§ **Directive**: Nothing after the line with "const labelCacl2 = '0.01 mol CaCl2';" belongs in the copy; extract the lines below from the top through that line, pictures left out.
* * * * * * * * *
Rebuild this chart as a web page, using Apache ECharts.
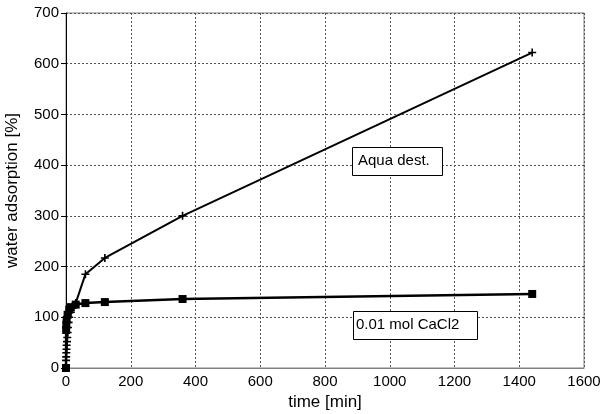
<!DOCTYPE html>
<html><head><meta charset="utf-8">
<script src="https://cdn.jsdelivr.net/npm/echarts@6/dist/echarts.min.js"></script>
<style>html,body{margin:0;padding:0;background:#fff}#c{width:602px;height:414px}</style>
</head><body><div id="c"></div>
<script>
const aquaTime = [0, 0.25, 0.5, 1, 1.5, 2, 3, 4, 5, 6, 8, 10, 15, 20, 30, 60, 120, 360, 1440];
const aquaVal  = [0, 15, 22, 30, 37, 45, 52, 60, 70, 80, 90, 100, 110, 118, 128, 185, 217, 300, 622];
const cacl2Time = [0, 0.5, 1, 2, 5, 10, 15, 30, 60, 120, 360, 1440];
const cacl2Val  = [0, 75, 85, 95, 105, 115, 120, 125, 128, 130, 136, 146];
const xTicks = [0, 200, 400, 600, 800, 1000, 1200, 1400, 1600];
const yTicks = [0, 100, 200, 300, 400, 500, 600, 700];
const labelAqua = 'Aqua dest.';
const labelCacl2 = '0.01 mol CaCl2';

const font = 'Liberation Sans, Arial, Helvetica, sans-serif';
const plus = 'path://M4,0H6V4H10V6H6V10H4V6H0V4H4Z';
const chart = echarts.init(document.getElementById('c'));
chart.setOption({
  animation: false,
  backgroundColor: '#fff',
  grid: { left: 66, right: 18, top: 13, bottom: 46, show: true, borderColor: '#808080', borderWidth: 1,
    containLabel: false, outerBoundsMode: 'none' },
  xAxis: {
    type: 'value', min: xTicks[0], max: xTicks[xTicks.length - 1], interval: 200,
    name: 'time [min]', nameLocation: 'middle', nameGap: 26,
    nameTextStyle: { fontFamily: font, fontSize: 17, color: '#000' },
    axisLine: { lineStyle: { color: '#808080', width: 1 } },
    axisTick: { show: false },
    axisLabel: { fontFamily: font, fontSize: 15, color: '#000', margin: 6, formatter: v => String(v) },
    splitLine: { lineStyle: { color: '#555', type: [2, 2], width: 1 } }
  },
  yAxis: {
    type: 'value', min: yTicks[0], max: yTicks[yTicks.length - 1], interval: 100,
    name: 'water adsorption [%]', nameLocation: 'middle', nameGap: 45,
    nameTextStyle: { fontFamily: font, fontSize: 17, color: '#000' },
    axisLine: { show: true, lineStyle: { color: '#000', width: 1 } },
    axisTick: { show: true, length: 5, lineStyle: { color: '#000' } },
    axisLabel: { fontFamily: font, fontSize: 15, color: '#000', margin: 7 },
    splitLine: { lineStyle: { color: '#555', type: [2, 2], width: 1 } }
  },
  series: [
    {
      name: labelAqua, type: 'line',
      data: aquaTime.map((t, i) => [t, aquaVal[i]]),
      symbol: plus, symbolSize: 8, showAllSymbol: true,
      lineStyle: { color: '#000', width: 2 },
      itemStyle: { color: '#000' }
    },
    {
      name: labelCacl2, type: 'line',
      data: cacl2Time.map((t, i) => [t, cacl2Val[i]]),
      symbol: 'rect', symbolSize: 8, showAllSymbol: true,
      lineStyle: { color: '#000', width: 2.5 },
      itemStyle: { color: '#000' }
    }
  ],
  graphic: [
    { type: 'rect', left: 352, top: 147, z: 100,
      shape: { width: 90, height: 28 },
      style: { fill: '#fff', stroke: '#000', lineWidth: 1 } },
    { type: 'text', left: 358, top: 153, z: 101,
      style: { text: labelAqua, font: '15px ' + font, fill: '#000' } },
    { type: 'rect', left: 353, top: 311, z: 100,
      shape: { width: 124, height: 28 },
      style: { fill: '#fff', stroke: '#000', lineWidth: 1 } },
    { type: 'text', left: 356, top: 317, z: 101,
      style: { text: labelCacl2, font: '15px ' + font, fill: '#000' } }
  ]
});
</script></body></html>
* * * * * * * * *
§ **Solution to the exercise**:
Rebuild this chart as a web page, using Apache ECharts.
<!DOCTYPE html>
<html><head><meta charset="utf-8">
<script src="https://cdn.jsdelivr.net/npm/echarts@6/dist/echarts.min.js"></script>
<style>html,body{margin:0;padding:0;background:#fff}#c{width:602px;height:414px}</style>
</head><body><div id="c"></div>
<script>
const aquaTime = [0, 0.25, 0.5, 1, 1.5, 2, 3, 4, 5, 6, 8, 10, 15, 20, 30, 60, 120, 360, 1440];
const aquaVal  = [0, 15, 22, 30, 37, 45, 52, 60, 70, 80, 90, 100, 110, 118, 128, 185, 217, 300, 622];
const cacl2Time = [0, 0.5, 1, 2, 5, 10, 15, 30, 60, 120, 360, 1440];
const cacl2Val  = [0, 75, 85, 95, 105, 115, 120, 125, 128, 130, 136, 146];
const xTicks = [0, 200, 400, 600, 800, 1000, 1200, 1400, 1600];
const yTicks = [0, 100, 200, 300, 400, 500, 600, 700];
const labelAqua = 'Aqua dest.';
const labelCacl2 = '0.01 mol CaCl2';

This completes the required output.